On the descent to Combioula, I saw something flutter up in front of me – obviously a butterfly or a moth. It went high up and into the line of the sun and I lost sight of it. That was annoying enough, (it being my first opportunity of the year to capture one on camera) but only a few seconds later it happened again!! I also spotted just the tail end of what must have been a small green wall lizard. So Spring may not be far away.

‘New’ website…

I mentioned a couple of weeks ago that I was working on adding all 33 of the walks I had documented to this website and now I’m pleased to announce, IT’s FINISHED!! 😊 I had wondered about waiting until 5am on 4th March ’21 to ‘launch’ it, but I just couldn’t wait that long! (I hope you see what I did there).

I’ve updated the banner photos too, to have a little more variety and added a Contact menu option – just in case anyone would like to comment or request any more information. So, please feel free to have a browse around the pages under the “Walks in the Val d’Hérens” heading – at anytime and especially if you are stuck at home and self-isolating. Just select Easy, Medium or Challenging and then click on any of the walks summarised underneath the overview map… You’ll then find a map and a gallery of photos, as well as a route description should anyone visit this area to do any of the walks themselves.

Below are a few random photos taken from the associated galleries… (I should have done a quiz and asked which walk they belonged to… Too late now of course!) I hope it showcases what a wild and naturally beautiful part of the world the Val d’Hérens is!

Your comments and feedback (especially for any improvements) are always welcome of course. 😊

Croix de la Chia Walk, Rhone valley, Switzerland

After being thwarted by the snow on my last walk, I discovered a route, again on the south facing side of the Rhone valley, which only went to 2,350m or 7,700ft. (This was about where the snow started last time). The objective was the Croix de la Chia, which sits at a col between two small peaks called Mont Gond and La Flava.

The map only showed a path to the col (with a route going down the other side), but I had secret hopes of trying to head towards, maybe even up to the top of, either Mont Gond or La Flava. Two dimensional maps can be deceiving of course and, if you look at pictures 26 and 27, you will see why I didn’t attempt either. There were two guys at the col when I arrived and they headed up towards La Flava, but I’m not sure if they even managed to climb over that first set of rocks.

I’ve also include a photo of the previously posted Bisse de Savièse, as seen from across the valley. (See pic 37).
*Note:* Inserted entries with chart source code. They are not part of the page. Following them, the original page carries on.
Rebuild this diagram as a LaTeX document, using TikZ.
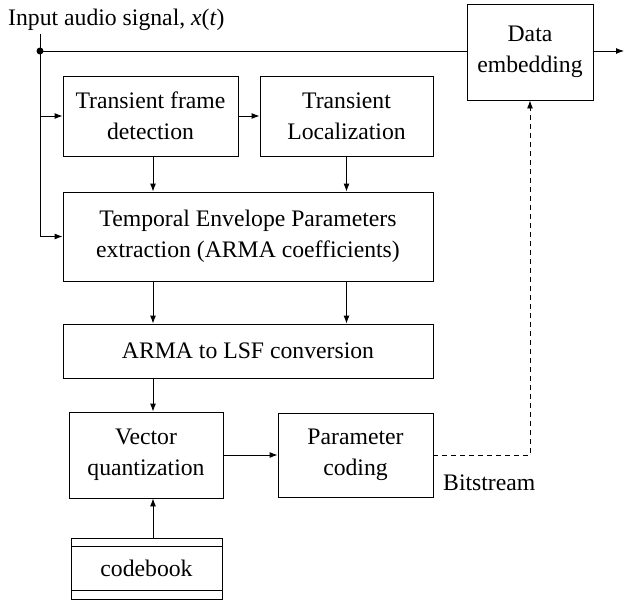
\documentclass[tikz,border=0pt]{standalone}
\usepackage{fontspec}
\setmainfont{Liberation Serif}
\usetikzlibrary{arrows.meta,positioning,calc}

\tikzset{
	block/.style={draw,line width=0.9pt,align=center,inner sep=2pt,
		font=\fontsize{23.7}{31}\selectfont},
	flow/.style={line width=0.9pt,-{Latex[length=8pt,width=6pt]}},
	wire/.style={line width=0.9pt}
}

\begin{document}
\begin{tikzpicture}[x=1pt,y=-1pt]
	\useasboundingbox (0,0) rectangle (625,600);
	% blocks
	\node[block,minimum width=175pt,minimum height=80pt] (tfd) at (150.5,116) {Transient frame\\detection};
	\node[block,minimum width=173pt,minimum height=80pt] (tl) at (346.5,116) {Transient\\Localization};
	\node[block,minimum width=370pt,minimum height=89pt] (tep) at (248,236.5) {Temporal Envelope Parameters\\extraction (ARMA coefficients)};
	\node[block,minimum width=370pt,minimum height=54pt] (arma) at (248,351) {ARMA to LSF conversion};
	\node[block,minimum width=154pt,minimum height=86pt] (vq) at (146,455) {Vector\\quantization};
	\node[block,minimum width=155pt,minimum height=84pt] (pc) at (355.5,455) {Parameter\\coding};
	\node[block,minimum width=151pt,minimum height=61pt] (cb) at (146.5,568.5) {codebook};
	\node[block,minimum width=126pt,minimum height=96pt] (de) at (530,52) {Data\\embedding};
	% codebook double rules
	\draw[wire] ([yshift=-9pt]cb.north west) -- ([yshift=-9pt]cb.north east);
	\draw[wire] ([yshift=9pt]cb.south west) -- ([yshift=9pt]cb.south east);
	% labels
	\node[anchor=base west,inner sep=0pt,font=\fontsize{23.7}{31}\selectfont] (inp) at (8,25) {Input audio signal, \textit{x}(\textit{t})};
	\node[anchor=base west,inner sep=0pt,font=\fontsize{23.7}{31}\selectfont] (bits) at (443,490) {Bitstream};
	% input branch
	\coordinate (split) at (40,51);
	\coordinate (col) at (153,0);
	\coordinate (out) at (624,51);
	\fill (split) circle (3.5pt);
	\draw[flow] (split |- inp.south) ++(0,4) |- (tep.west);
	\draw[flow] (split |- tfd.west) -- (tfd.west);
	\draw[wire] (split) -- (split -| de.west);
	\draw[flow] (split -| de.east) -- (out);
	% signal chain
	\draw[flow] (tfd) -- (tl);
	\draw[flow] (col |- tfd.south) -- (col |- tep.north);
	\draw[flow] (tl.south) -- (tl.south |- tep.north);
	\draw[flow] (col |- tep.south) -- (col |- arma.north);
	\draw[flow] (tl.south |- tep.south) -- (tl.south |- arma.north);
	\draw[flow] (col |- arma.south) -- (col |- vq.north);
	\draw[flow] (col |- cb.north) -- (col |- vq.south);
	\draw[flow] (vq) -- (pc);
	\draw[flow,dashed,dash pattern=on 5pt off 4pt] (pc.east) -| (de.south);
\end{tikzpicture}
\end{document}
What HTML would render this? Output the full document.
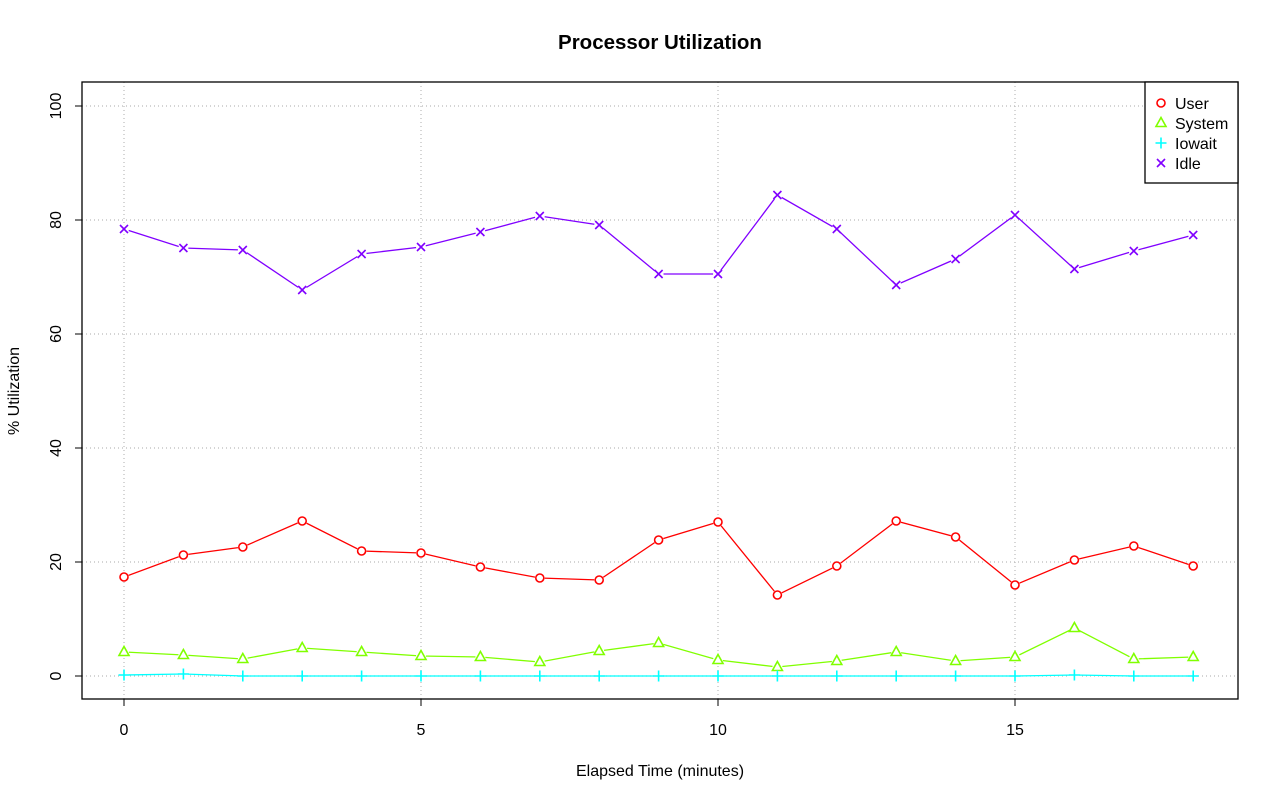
<!DOCTYPE html>
<html><head><meta charset="utf-8"><style>
html,body{margin:0;padding:0;background:#fff;}
svg{display:block;font-family:"Liberation Sans",sans-serif;}
</style></head><body>
<svg id="s" width="1280" height="801" xmlns="http://www.w3.org/2000/svg">
<rect width="1280" height="801" fill="#fff"/>
<text x="660" y="49" text-anchor="middle" font-size="20.5" font-weight="bold">Processor Utilization</text>
<g stroke="#bbbbbb" stroke-dasharray="1,3" stroke-width="1.2">
<line x1="124" y1="82" x2="124" y2="699"/><line x1="421" y1="82" x2="421" y2="699"/>
<line x1="718" y1="82" x2="718" y2="699"/><line x1="1015" y1="82" x2="1015" y2="699"/>
<line x1="82" y1="676" x2="1238" y2="676"/><line x1="82" y1="562" x2="1238" y2="562"/>
<line x1="82" y1="448" x2="1238" y2="448"/><line x1="82" y1="334" x2="1238" y2="334"/>
<line x1="82" y1="220" x2="1238" y2="220"/><line x1="82" y1="106" x2="1238" y2="106"/>
</g>
<rect x="82" y="82" width="1156" height="617" fill="none" stroke="#000" stroke-width="1.3"/>
<g stroke="#000">
<line x1="124" y1="699" x2="124" y2="706"/><line x1="421" y1="699" x2="421" y2="706"/>
<line x1="718" y1="699" x2="718" y2="706"/><line x1="1015" y1="699" x2="1015" y2="706"/>
<line x1="75" y1="676" x2="82" y2="676"/><line x1="75" y1="562" x2="82" y2="562"/>
<line x1="75" y1="448" x2="82" y2="448"/><line x1="75" y1="334" x2="82" y2="334"/>
<line x1="75" y1="220" x2="82" y2="220"/><line x1="75" y1="106" x2="82" y2="106"/>
</g>
<g font-size="16" text-anchor="middle">
<text x="124" y="735">0</text><text x="421" y="735">5</text><text x="718" y="735">10</text><text x="1015" y="735">15</text>
<text x="660" y="776">Elapsed Time (minutes)</text>
<text transform="translate(61,676) rotate(-90)">0</text>
<text transform="translate(61,562) rotate(-90)">20</text>
<text transform="translate(61,448) rotate(-90)">40</text>
<text transform="translate(61,334) rotate(-90)">60</text>
<text transform="translate(61,220) rotate(-90)">80</text>
<text transform="translate(61,106) rotate(-90)">100</text>
<text transform="translate(19,391) rotate(-90)">% Utilization</text>
</g>
<rect x="1145" y="82" width="93" height="101" fill="#fff" stroke="#000" stroke-width="1.3"/>
<g font-size="16"><text x="1175" y="109">User</text><text x="1175" y="129">System</text><text x="1175" y="149">Iowait</text><text x="1175" y="169">Idle</text></g>
<g id="g"></g>
</svg>
<script>
var X=[];for(var i=0;i<19;i++)X.push(124+59.4*i);
var S=[
 ["#ff0000","o",[577,555,547,521,551,553,567,578,580,540,522,595,566,521,537,585,560,546,566]],
 ["#80ff00","t",[652,655,659,648,652,656,657,662,651,643,660,667,661,652,661,657,628,659,657]],
 ["#00ffff","p",[675,674,676,676,676,676,676,676,676,676,676,676,676,676,676,676,675,676,676]],
 ["#8000ff","x",[229,248,250,290,254,247,232,216,225,274,274,195,229,285,259,215,269,251,235]]];
var h="";
function mk(t,c,x,y){
 if(t=="o")return '<circle cx="'+x+'" cy="'+y+'" r="4" fill="none" stroke="'+c+'" stroke-width="1.6"/>';
 if(t=="t")return '<polygon points="'+x+','+(y-5.5)+' '+(x-5)+','+(y+3.5)+' '+(x+5)+','+(y+3.5)+'" fill="#fff" stroke="'+c+'" stroke-width="1.6"/>';
 if(t=="p")return '<path d="M'+(x-5.5)+' '+y+'h11M'+x+' '+(y-5.5)+'v11" stroke="'+c+'" stroke-width="1.6"/>';
 return '<path d="M'+(x-4)+' '+(y-4)+'l8 8M'+(x-4)+' '+(y+4)+'l8 -8" stroke="'+c+'" stroke-width="1.6"/>';
}
S.forEach(function(s,k){
 var p=s[2].map(function(y,i){return X[i]+","+y}).join(" ");
 h+='<polyline points="'+p+'" fill="none" stroke="'+s[0]+'" stroke-width="1.3"/>';
 s[2].forEach(function(y,i){h+='<circle cx="'+X[i]+'" cy="'+y+'" r="5" fill="#fff"/>'+mk(s[1],s[0],X[i],y);});
 h+=mk(s[1],s[0],1161,103+20*k);
});
document.getElementById("g").innerHTML=h;
</script>
</body></html>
It highlights how much some of those bisses ‘cling’ to the rockface.

It’s not often I get the opportunity to take a photo of where I’m going to walk, but photo 1 shows where I was heading yesterday from ‘our’ side of the valley. The last photo was taken on the way back.

Finally, I was a very happy chappy throughout the walk, as the first thing that I saw as soon as I set off was the Clouded Yellow butterfly in pic 2, which was kind enough to land and have its photo taken. (Note that it could be a Pale or Berger’s Clouded Yellow, I didn’t get a good look at the upper side of the wings). Whatever, it was a joy to see so late in the year. 😊

Val de Réchy Walk, Valais, Switzerland

This is another of my favourite walks, which I haven’t done this year, so I thought I’d give it a go before the winter sets in. The snow, which fell a few weeks ago now, has largely melted away, certainly on the south facing slopes, but I wasn’t sure what I’d find in the valley.

My mate Pete has been encouraging me to post some more videos, so yesterday I decided to take one as I approached the Pas de Lovegno and then another near the lake called Le Louché (not Lac de Lovegno as I incorrectly said on the video). You’ll find the videos below the usual gallery of photos and I hope you find them interesting.

As you will see the skies were blue, but there was definitely a chill in the air and I was a little surprised to see 4 butterflies, two of which I captured, but a blue one and an unidentified one escaped my lens.